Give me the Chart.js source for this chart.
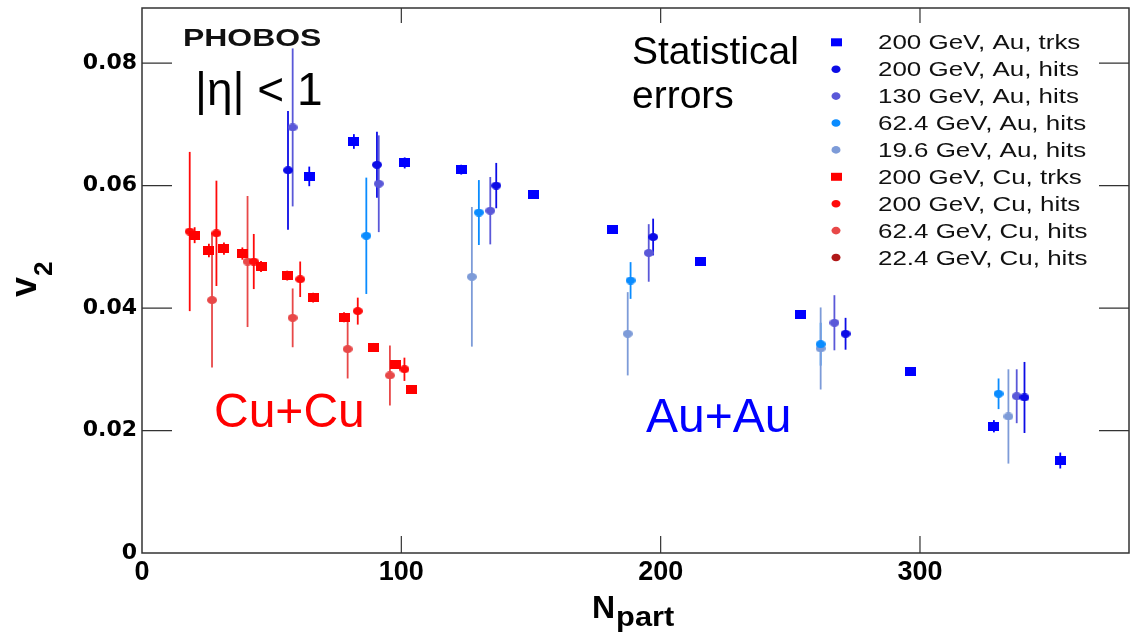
<!DOCTYPE html>
<html>
<head>
<meta charset="utf-8">
<script src="https://cdn.jsdelivr.net/npm/chart.js@4.4.0/dist/chart.umd.min.js"></script>
<style>
  html, body { margin: 0; padding: 0; background: #fff; }
</style>
</head>
<body>
<canvas id="chart" width="1135" height="635"></canvas>
<script>
// data
const npAuTrks = [354.1, 328.5, 296.5, 254.0, 215.2, 181.5, 151.0, 123.1, 101.3, 81.7, 64.5]
const v2AuTrks = [0.0151, 0.0207, 0.0297, 0.0390, 0.0476, 0.0529, 0.0586, 0.0626, 0.0637, 0.0672, 0.0615]
const errAuTrks = [0.0013, 0.001, 0.0006, 0.0005, 0.0005, 0.0005, 0.0005, 0.0008, 0.0009, 0.0012, 0.0016]

const npAu200 = [340.3, 271.3, 197.1, 136.6, 90.6, 56.3]
const v2Au200 = [0.0254, 0.0358, 0.0516, 0.0600, 0.0634, 0.0625]
const errAu200 = [0.0058, 0.0026, 0.003, 0.0037, 0.0054, 0.0097]

const npAu130 = [337.3, 267.0, 195.4, 134.3, 91.3, 58.1]
const v2Au130 = [0.0256, 0.0376, 0.0490, 0.0559, 0.0603, 0.0695]
const errAu130 = [0.0044, 0.0045, 0.0047, 0.0055, 0.0079, 0.0129]

const npAu62 = [330.3, 261.7, 188.4, 129.9, 86.5]
const v2Au62 = [0.0260, 0.0341, 0.0445, 0.0556, 0.0518]
const errAu62 = [0.0025, 0.0035, 0.003, 0.0053, 0.0095]

const npAu19 = [334.1, 261.7, 187.3, 127.2]
const v2Au19 = [0.0223, 0.0334, 0.0358, 0.0451]
const errAu19 = [0.0077, 0.0067, 0.0068, 0.0114]

const npCuTrks = [104.1, 97.9, 89.3, 77.9, 66.0, 56.0, 45.9, 38.7, 31.6, 25.8, 20.3]
const v2CuTrks = [0.0267, 0.0308, 0.0336, 0.0385, 0.0417, 0.0453, 0.0468, 0.0489, 0.0497, 0.0494, 0.0519]
const errCuTrks = [0.0007, 0.0007, 0.0007, 0.0008, 0.0008, 0.0008, 0.0009, 0.001, 0.001, 0.0011, 0.0013]

const npCu200 = [101.2, 83.2, 61.0, 43.1, 28.7, 18.4]
const v2Cu200 = [0.0300, 0.0395, 0.0447, 0.0476, 0.0522, 0.0525]
const errCu200 = [0.0019, 0.0022, 0.0029, 0.0045, 0.0086, 0.013]

const npCu62 = [95.6, 79.3, 58.1, 40.7, 27.0]
const v2Cu62 = [0.0290, 0.0333, 0.0384, 0.0476, 0.0413]
const errCu62 = [0.0049, 0.0048, 0.0048, 0.0107, 0.011]

// no visible points for this one, only in the legend
const npCu22 = []
const v2Cu22 = []
const errCu22 = []

const seriesLabels = [
  '200 GeV, Au, trks', '200 GeV, Au, hits', '130 GeV, Au, hits', '62.4 GeV, Au, hits',
  '19.6 GeV, Au, hits', '200 GeV, Cu, trks', '200 GeV, Cu, hits', '62.4 GeV, Cu, hits',
  '22.4 GeV, Cu, hits'
]

// marker images (the original is a bit wider than tall)
function rectImg (color) {
  const c = document.createElement('canvas')
  c.width = 11; c.height = 9
  const g = c.getContext('2d')
  g.fillStyle = color
  g.fillRect(0, 0, 11, 9)
  return c
}
function dotImg (color) {
  const c = document.createElement('canvas')
  c.width = 10; c.height = 8
  const g = c.getContext('2d')
  g.fillStyle = color
  g.beginPath()
  g.ellipse(5, 4, 5, 4, 0, 0, 2 * Math.PI)
  g.fill()
  return c
}

function series (label, xs, ys, es, color, kind) {
  return {
    label: label,
    data: xs.map((x, i) => ({ x: x, y: ys[i], e: es[i] })),
    kind: kind,
    color: color,
    pointStyle: kind === 'trks' ? rectImg(color) : dotImg(color),
    showLine: false
  }
}

const datasets = [
  series(seriesLabels[0], npAuTrks, v2AuTrks, errAuTrks, '#0000ff', 'trks'),
  series(seriesLabels[1], npAu200, v2Au200, errAu200, '#0c0ce6', 'hits'),
  series(seriesLabels[2], npAu130, v2Au130, errAu130, '#5a58d8', 'hits'),
  series(seriesLabels[3], npAu62, v2Au62, errAu62, '#0a8cff', 'hits'),
  series(seriesLabels[4], npAu19, v2Au19, errAu19, '#7d9bd8', 'hits'),
  series(seriesLabels[5], npCuTrks, v2CuTrks, errCuTrks, '#ff0000', 'trks'),
  series(seriesLabels[6], npCu200, v2Cu200, errCu200, '#ff0a0a', 'hits'),
  series(seriesLabels[7], npCu62, v2Cu62, errCu62, '#e84848', 'hits'),
  series(seriesLabels[8], npCu22, v2Cu22, errCu22, '#b01818', 'hits')
]

function txt (ctx, s, x, y, font, color, sx) {
  ctx.save()
  ctx.translate(x, y)
  ctx.scale(sx || 1, 1)
  ctx.font = font
  ctx.fillStyle = color
  ctx.textBaseline = 'alphabetic'
  ctx.textAlign = 'left'
  ctx.fillText(s, 0, 0)
  ctx.restore()
}

const errorBars = {
  id: 'errorBars',
  beforeDatasetsDraw (chart) {
    const ctx = chart.ctx
    const ys = chart.scales.y
    ctx.save()
    ctx.lineWidth = 1.8
    chart.data.datasets.forEach((ds, i) => {
      const meta = chart.getDatasetMeta(i)
      ctx.strokeStyle = ds.color
      meta.data.forEach((pt, j) => {
        const d = ds.data[j]
        ctx.beginPath()
        ctx.moveTo(pt.x, ys.getPixelForValue(d.y + d.e))
        ctx.lineTo(pt.x, ys.getPixelForValue(d.y - d.e))
        ctx.stroke()
      })
    })
    ctx.restore()
  }
}

const frame = {
  id: 'frame',
  afterDraw (chart) {
    const ctx = chart.ctx
    const a = chart.chartArea
    const xs = chart.scales.x
    const ys = chart.scales.y
    ctx.save()
    ctx.strokeStyle = '#333'
    ctx.lineWidth = 1.5
    ctx.strokeRect(a.left, a.top, a.right - a.left, a.bottom - a.top)
    ctx.lineWidth = 1.2
    ctx.beginPath()
    xs.ticks.forEach(t => {
      if (t.value === 0) return
      const px = xs.getPixelForValue(t.value)
      ctx.moveTo(px, a.bottom); ctx.lineTo(px, a.bottom - 17)
      ctx.moveTo(px, a.top); ctx.lineTo(px, a.top + 15)
    })
    ys.ticks.forEach(t => {
      if (t.value === 0) return
      const py = ys.getPixelForValue(t.value)
      ctx.moveTo(a.left, py); ctx.lineTo(a.left + 30, py)
      ctx.moveTo(a.right, py); ctx.lineTo(a.right - 30, py)
    })
    ctx.stroke()
    ctx.restore()

    // axis titles
    ctx.save()
    ctx.translate(36, 297)
    ctx.rotate(-Math.PI / 2)
    ctx.font = 'bold 36px "Liberation Sans"'
    const vw = ctx.measureText('v').width
    txt(ctx, 'v', 0, 0, 'bold 36px "Liberation Sans"', '#000')
    txt(ctx, '2', vw + 1, 16, 'bold 26px "Liberation Sans"', '#000')
    ctx.restore()

    ctx.save()
    ctx.font = 'bold 32px "Liberation Sans"'
    const nw = ctx.measureText('N').width
    txt(ctx, 'N', 592, 618, 'bold 32px "Liberation Sans"', '#000')
    txt(ctx, 'part', 592 + nw + 1, 626, 'bold 28px "Liberation Sans"', '#000', 1.1)
    ctx.restore()

    // annotations
    txt(ctx, 'PHOBOS', 183, 46, 'bold 24px "Liberation Sans"', '#111', 1.33)
    txt(ctx, '|η| < 1', 195, 105, '46px "Liberation Sans"', '#000')
    txt(ctx, 'Statistical', 632, 64, '39px "Liberation Sans"', '#000')
    txt(ctx, 'errors', 632, 108, '39px "Liberation Sans"', '#000')
    txt(ctx, 'Cu+Cu', 214, 427, '48px "Liberation Sans"', '#ff0000')
    txt(ctx, 'Au+Au', 646, 432, '48px "Liberation Sans"', '#0000ff')

    // legend
    chart.data.datasets.forEach((ds, i) => {
      const cy = 42.3 + i * 26.9
      ctx.save()
      ctx.fillStyle = ds.color
      if (ds.kind === 'trks') {
        ctx.fillRect(831, cy - 4, 11, 8)
      } else {
        ctx.beginPath()
        ctx.ellipse(836, cy, 4.5, 3.8, 0, 0, 2 * Math.PI)
        ctx.fill()
      }
      ctx.restore()
      txt(ctx, ds.label, 878, cy + 7, '19.5px "Liberation Sans"', '#111', 1.33)
    })
  }
}

new Chart(document.getElementById('chart'), {
  type: 'scatter',
  data: { datasets: datasets },
  options: {
    responsive: false,
    animation: false,
    devicePixelRatio: 1,
    layout: { padding: { left: 0, top: 8, right: 6, bottom: 0 } },
    plugins: { legend: { display: false }, tooltip: { enabled: false } },
    scales: {
      x: {
        type: 'linear',
        min: 0,
        max: 380.6,
        afterFit (s) {
          s.height = 82
          s.paddingLeft = 0
          s.paddingRight = 0
        },
        grid: { display: false, drawTicks: false },
        border: { display: false },
        ticks: {
          stepSize: 100,
          includeBounds: false,
          maxRotation: 0,
          padding: 3,
          color: '#000',
          font: { family: 'Liberation Sans', weight: 'bold', size: 27 }
        }
      },
      y: {
        min: 0,
        max: 0.089,
        afterFit (s) {
          s.width = 142
          s.paddingTop = 0
          s.paddingBottom = 0
        },
        grid: { display: false, drawTicks: false },
        border: { display: false },
        ticks: {
          stepSize: 0.02,
          includeBounds: false,
          padding: 5,
          color: '#000',
          font: { family: 'DejaVu Sans', weight: 'bold', size: 22 },
          callback: v => (v === 0 ? '0' : v.toFixed(2))
        }
      }
    }
  },
  plugins: [errorBars, frame]
})
</script>
</body>
</html>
★ ★ ★
- [Task to complete]: Copy nothing but the lines from the top of the material through the line holding "const errAu19 = [0.0077, 0.0067, 0.0068, 0.0114]", exactly as written; omit pictures.

- [Output for this exercise]:
Give me the Chart.js source for this chart.
<!DOCTYPE html>
<html>
<head>
<meta charset="utf-8">
<script src="https://cdn.jsdelivr.net/npm/chart.js@4.4.0/dist/chart.umd.min.js"></script>
<style>
  html, body { margin: 0; padding: 0; background: #fff; }
</style>
</head>
<body>
<canvas id="chart" width="1135" height="635"></canvas>
<script>
// data
const npAuTrks = [354.1, 328.5, 296.5, 254.0, 215.2, 181.5, 151.0, 123.1, 101.3, 81.7, 64.5]
const v2AuTrks = [0.0151, 0.0207, 0.0297, 0.0390, 0.0476, 0.0529, 0.0586, 0.0626, 0.0637, 0.0672, 0.0615]
const errAuTrks = [0.0013, 0.001, 0.0006, 0.0005, 0.0005, 0.0005, 0.0005, 0.0008, 0.0009, 0.0012, 0.0016]

const npAu200 = [340.3, 271.3, 197.1, 136.6, 90.6, 56.3]
const v2Au200 = [0.0254, 0.0358, 0.0516, 0.0600, 0.0634, 0.0625]
const errAu200 = [0.0058, 0.0026, 0.003, 0.0037, 0.0054, 0.0097]

const npAu130 = [337.3, 267.0, 195.4, 134.3, 91.3, 58.1]
const v2Au130 = [0.0256, 0.0376, 0.0490, 0.0559, 0.0603, 0.0695]
const errAu130 = [0.0044, 0.0045, 0.0047, 0.0055, 0.0079, 0.0129]

const npAu62 = [330.3, 261.7, 188.4, 129.9, 86.5]
const v2Au62 = [0.0260, 0.0341, 0.0445, 0.0556, 0.0518]
const errAu62 = [0.0025, 0.0035, 0.003, 0.0053, 0.0095]

const npAu19 = [334.1, 261.7, 187.3, 127.2]
const v2Au19 = [0.0223, 0.0334, 0.0358, 0.0451]
const errAu19 = [0.0077, 0.0067, 0.0068, 0.0114]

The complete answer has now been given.